### STATED EXERCISE:
Without the pictures, please reproduce only the lines from the one with "Reproduce this chart with Chart.js." through the one with "0.263, 0.443, 1.045, 0.214, 0.983, 1.038];", both included.

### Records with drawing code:
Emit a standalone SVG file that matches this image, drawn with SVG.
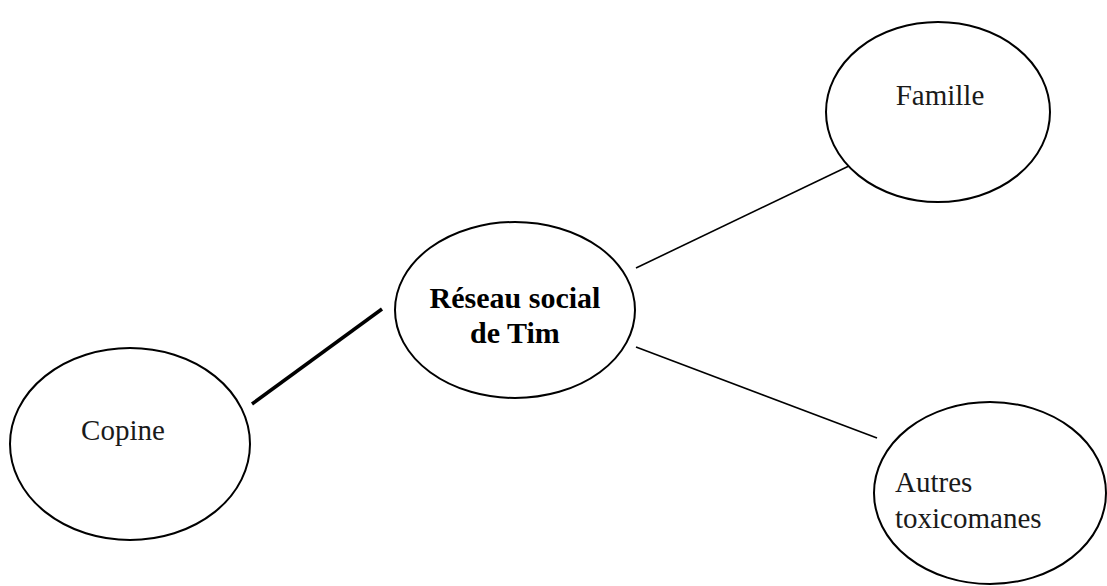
<svg xmlns="http://www.w3.org/2000/svg" width="1107" height="586" viewBox="0 0 1107 586">
  <style>
    .node ellipse { fill: #ffffff; stroke: #000000; stroke-width: 2; }
    .lbl { font-family: "Liberation Serif", "Times New Roman", serif; font-size: 29px; fill: #1a1a1a; }
    .hub { font-family: "Liberation Serif", "Times New Roman", serif; font-size: 30px; font-weight: bold; fill: #000000; }
    .link { stroke: #000000; stroke-width: 1.6; fill: none; }
    .strong { stroke-width: 3.5; }
  </style>
  <rect width="1107" height="586" fill="#ffffff"/>

  <g id="connectors">
    <line class="link" x1="636" y1="268" x2="851" y2="165"/>
    <line class="link" x1="636" y1="347" x2="877" y2="438"/>
    <line class="link strong" x1="252" y1="404" x2="382" y2="309"/>
  </g>

  <g id="reseau" class="node">
    <ellipse cx="515" cy="310" rx="120" ry="88"/>
    <text class="hub" x="515" y="308" text-anchor="middle">Réseau social</text>
    <text class="hub" x="515" y="343" text-anchor="middle">de Tim</text>
  </g>

  <g id="famille" class="node">
    <ellipse cx="938" cy="112" rx="112" ry="90"/>
    <text class="lbl" x="940" y="105" text-anchor="middle">Famille</text>
  </g>

  <g id="copine" class="node">
    <ellipse cx="130" cy="444" rx="120" ry="96"/>
    <text class="lbl" x="123" y="440" text-anchor="middle">Copine</text>
  </g>

  <g id="autres" class="node">
    <ellipse cx="990" cy="493" rx="116" ry="91"/>
    <text class="lbl" x="895" y="492">Autres</text>
    <text class="lbl" x="895" y="528">toxicomanes</text>
  </g>
</svg>
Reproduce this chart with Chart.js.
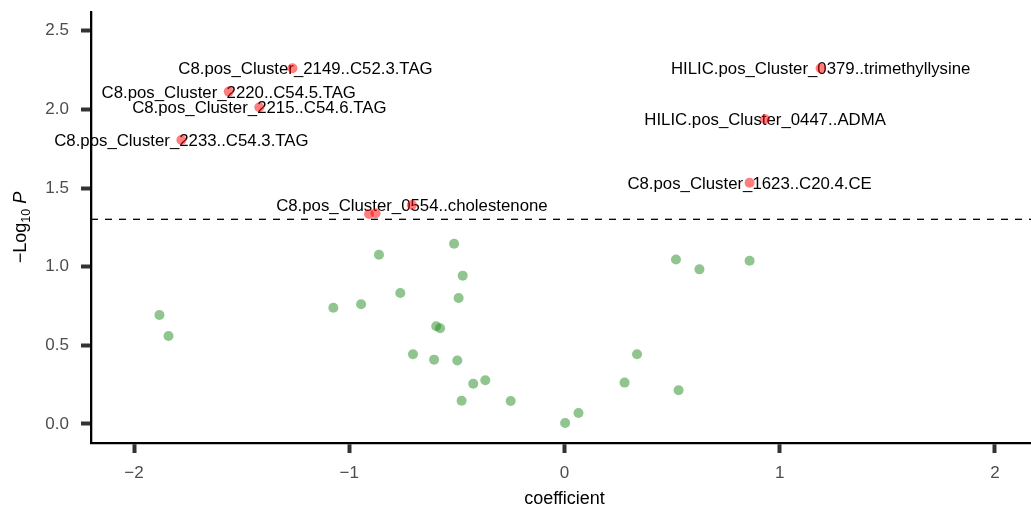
<!DOCTYPE html>
<html>
<head>
<meta charset="utf-8">
<script src="https://cdn.jsdelivr.net/npm/chart.js@4"></script>
<style>
  html, body { margin: 0; padding: 0; background: #fff; overflow: hidden; }
  #wrap { width: 1043px; height: 507px; }
</style>
</head>
<body>
<div id="wrap"><canvas id="volcano"></canvas></div>
<script>
// non-significant features (green)
const nsCoef = [-1.882, -1.840, -1.074, -0.945, -0.862, -0.763, -0.513, -0.473, -0.492, -0.596,
                -0.578, -0.704, -0.606, -0.498, -0.424, -0.368, -0.478, -0.250, 0.003, 0.065,
                0.279, 0.337, 0.518, 0.530, 0.627, 0.860];
const nsLogP = [0.693, 0.559, 0.739, 0.761, 1.076, 0.833, 1.146, 0.943, 0.801, 0.621,
                0.608, 0.443, 0.409, 0.403, 0.256, 0.278, 0.148, 0.146, 0.006, 0.070,
                0.263, 0.443, 1.045, 0.214, 0.983, 1.038];

// significant features (red)
const sigCoef = [-1.264, -1.560, -1.418, -1.780, -0.709, -0.908, -0.878, 1.190, 0.932, 0.860];
const sigLogP = [2.261, 2.113, 2.013, 1.805, 1.392, 1.335, 1.340, 2.261, 1.937, 1.534];
const sigNames = [
  'C8.pos_Cluster_2149..C52.3.TAG',
  'C8.pos_Cluster_2220..C54.5.TAG',
  'C8.pos_Cluster_2215..C54.6.TAG',
  'C8.pos_Cluster_2233..C54.3.TAG',
  'C8.pos_Cluster_0554..cholestenone',
  '',
  '',
  'HILIC.pos_Cluster_0379..trimethyllysine',
  'HILIC.pos_Cluster_0447..ADMA',
  'C8.pos_Cluster_1623..C20.4.CE'
];

const threshold = -Math.log10(0.05);
const xTicks = [-2, -1, 0, 1, 2];
const xTickLabels = ['\u22122', '\u22121', '0', '1', '2'];
const yTicks = [0, 0.5, 1, 1.5, 2, 2.5];
const yTickLabels = ['0.0', '0.5', '1.0', '1.5', '2.0', '2.5'];

const toPoints = (xs, ys) => xs.map((x, i) => ({ x: x, y: ys[i] }));

// dashed significance line + point labels, drawn under the points
const annotate = {
  id: 'annotate',
  beforeDatasetsDraw(chart) {
    const { ctx, chartArea, scales } = chart;
    const yPix = scales.y.getPixelForValue(threshold);
    ctx.save();
    ctx.strokeStyle = '#000';
    ctx.lineWidth = 1.3;
    ctx.setLineDash([7, 7]);
    ctx.beginPath();
    ctx.moveTo(chartArea.left, yPix);
    ctx.lineTo(chartArea.right, yPix);
    ctx.stroke();
    ctx.setLineDash([]);

    ctx.font = '16.8px "Liberation Sans", Arial, sans-serif';
    ctx.fillStyle = '#000';
    ctx.textAlign = 'center';
    ctx.textBaseline = 'middle';
    const shift = { 0: 13 };
    sigNames.forEach((name, i) => {
      if (!name) return;
      const px = scales.x.getPixelForValue(sigCoef[i]) + (shift[i] || 0);
      const py = scales.y.getPixelForValue(sigLogP[i]) + 1.5;
      ctx.fillText(name, px, py);
    });
    ctx.restore();
  },
  afterDraw(chart) {
    // y axis title: -Log10 P with subscript and italic P
    const { ctx, chartArea } = chart;
    const big = '18px "Liberation Sans", Arial, sans-serif';
    const small = '12.5px "Liberation Sans", Arial, sans-serif';
    const ital = 'italic 18px "Liberation Sans", Arial, sans-serif';
    const parts = [
      { t: '\u2212Log', f: big, dy: 0 },
      { t: '10', f: small, dy: 4 },
      { t: ' ', f: big, dy: 0 },
      { t: 'P', f: ital, dy: 0 }
    ];
    ctx.save();
    let total = 0;
    parts.forEach(p => { ctx.font = p.f; p.w = ctx.measureText(p.t).width; total += p.w; });
    ctx.translate(26, (chartArea.top + chartArea.bottom) / 2);
    ctx.rotate(-Math.PI / 2);
    ctx.fillStyle = '#000';
    ctx.textBaseline = 'alphabetic';
    ctx.textAlign = 'left';
    let cx = -total / 2;
    parts.forEach(p => {
      ctx.font = p.f;
      ctx.fillText(p.t, cx, p.dy);
      cx += p.w;
    });
    ctx.restore();
  }
};

const ctx = document.getElementById('volcano').getContext('2d');
const volcano = new Chart(ctx, {
  type: 'scatter',
  data: {
    datasets: [
      {
        label: 'ns',
        data: toPoints(nsCoef, nsLogP),
        backgroundColor: 'rgba(34, 139, 34, 0.5)',
        borderWidth: 0,
        pointRadius: 5,
        pointHoverRadius: 5
      },
      {
        label: 'sig',
        data: toPoints(sigCoef, sigLogP),
        backgroundColor: 'rgba(255, 0, 0, 0.5)',
        borderWidth: 0,
        pointRadius: 5,
        pointHoverRadius: 5
      }
    ]
  },
  options: {
    responsive: true,
    maintainAspectRatio: false,
    animation: false,
    layout: { padding: { top: 12, right: 0, left: 0, bottom: 0 } },
    plugins: {
      legend: { display: false },
      tooltip: { enabled: false }
    },
    scales: {
      x: {
        type: 'linear',
        min: -2.2,
        max: 2.2,
        afterBuildTicks: s => { s.ticks = xTicks.map(v => ({ value: v })); },
        afterFit: s => { s.height = 64; s.paddingLeft = 0; s.paddingRight = 0; },
        ticks: {
          callback: (v) => xTickLabels[xTicks.indexOf(v)],
          color: '#4d4d4d',
          font: { family: '"Liberation Sans", Arial, sans-serif', size: 17 },
          padding: 10,
          maxRotation: 0
        },
        grid: {
          drawOnChartArea: false,
          tickLength: 10,
          tickWidth: 4,
          tickColor: '#333'
        },
        border: { display: true, color: '#000', width: 2.3 },
        title: {
          display: true,
          text: 'coefficient',
          color: '#000',
          font: { family: '"Liberation Sans", Arial, sans-serif', size: 18, lineHeight: 0.9 },
          padding: 0
        }
      },
      y: {
        type: 'linear',
        min: -0.121,
        max: 2.619,
        afterBuildTicks: s => { s.ticks = yTicks.map(v => ({ value: v })); },
        afterFit: s => { s.width = 91; s.paddingTop = 0; s.paddingBottom = 0; },
        ticks: {
          callback: (v) => yTickLabels[yTicks.indexOf(v)],
          color: '#4d4d4d',
          font: { family: '"Liberation Sans", Arial, sans-serif', size: 17 },
          padding: 12
        },
        grid: {
          drawOnChartArea: false,
          tickLength: 10,
          tickWidth: 4,
          tickColor: '#333'
        },
        border: { display: true, color: '#000', width: 2.3 }
      }
    }
  },
  plugins: [annotate]
});
</script>
</body>
</html>
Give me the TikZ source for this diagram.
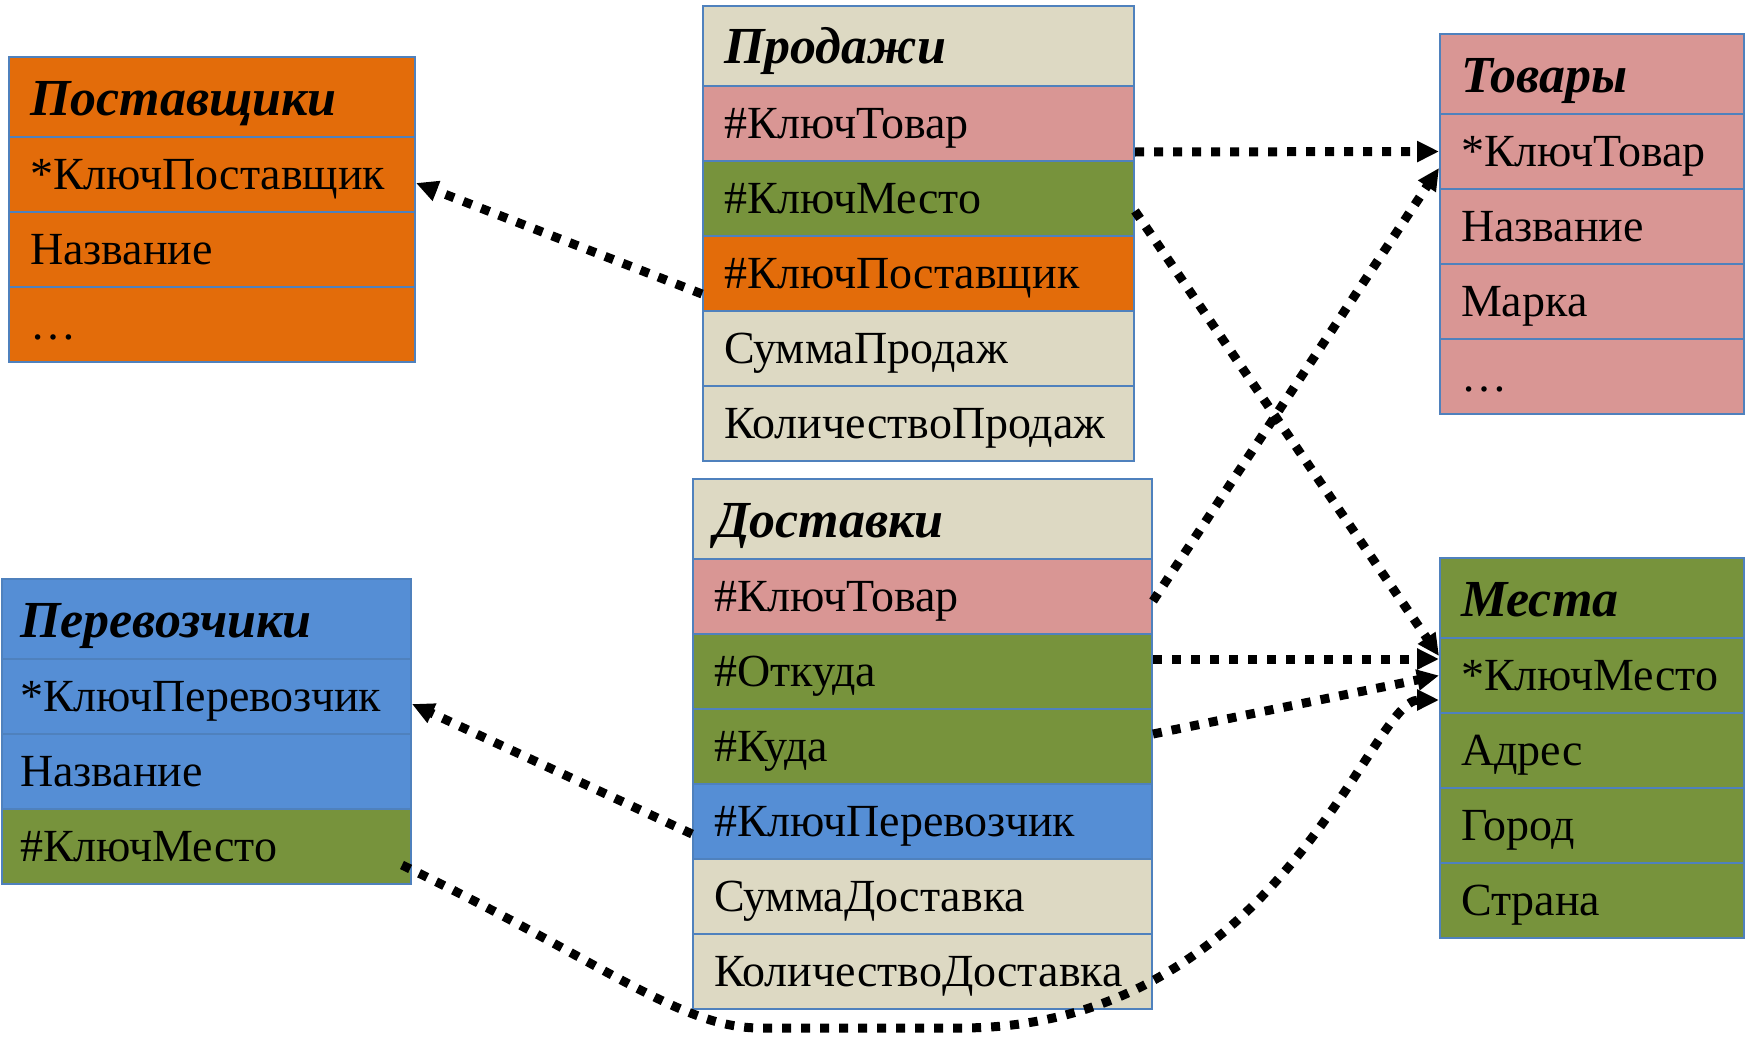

### COMPLETED TASK:
Reproduce this chart with Chart.js.
<!DOCTYPE html>
<html>
<head>
<meta charset="utf-8">
<script src="https://cdn.jsdelivr.net/npm/chart.js@4"></script>
<style>
  html, body { margin: 0; padding: 0; background: #fff; overflow: hidden; }
  #wrap { width: 1043px; height: 507px; }
</style>
</head>
<body>
<div id="wrap"><canvas id="volcano"></canvas></div>
<script>
// non-significant features (green)
const nsCoef = [-1.882, -1.840, -1.074, -0.945, -0.862, -0.763, -0.513, -0.473, -0.492, -0.596,
                -0.578, -0.704, -0.606, -0.498, -0.424, -0.368, -0.478, -0.250, 0.003, 0.065,
                0.279, 0.337, 0.518, 0.530, 0.627, 0.860];
const nsLogP = [0.693, 0.559, 0.739, 0.761, 1.076, 0.833, 1.146, 0.943, 0.801, 0.621,
                0.608, 0.443, 0.409, 0.403, 0.256, 0.278, 0.148, 0.146, 0.006, 0.070,
                0.263, 0.443, 1.045, 0.214, 0.983, 1.038];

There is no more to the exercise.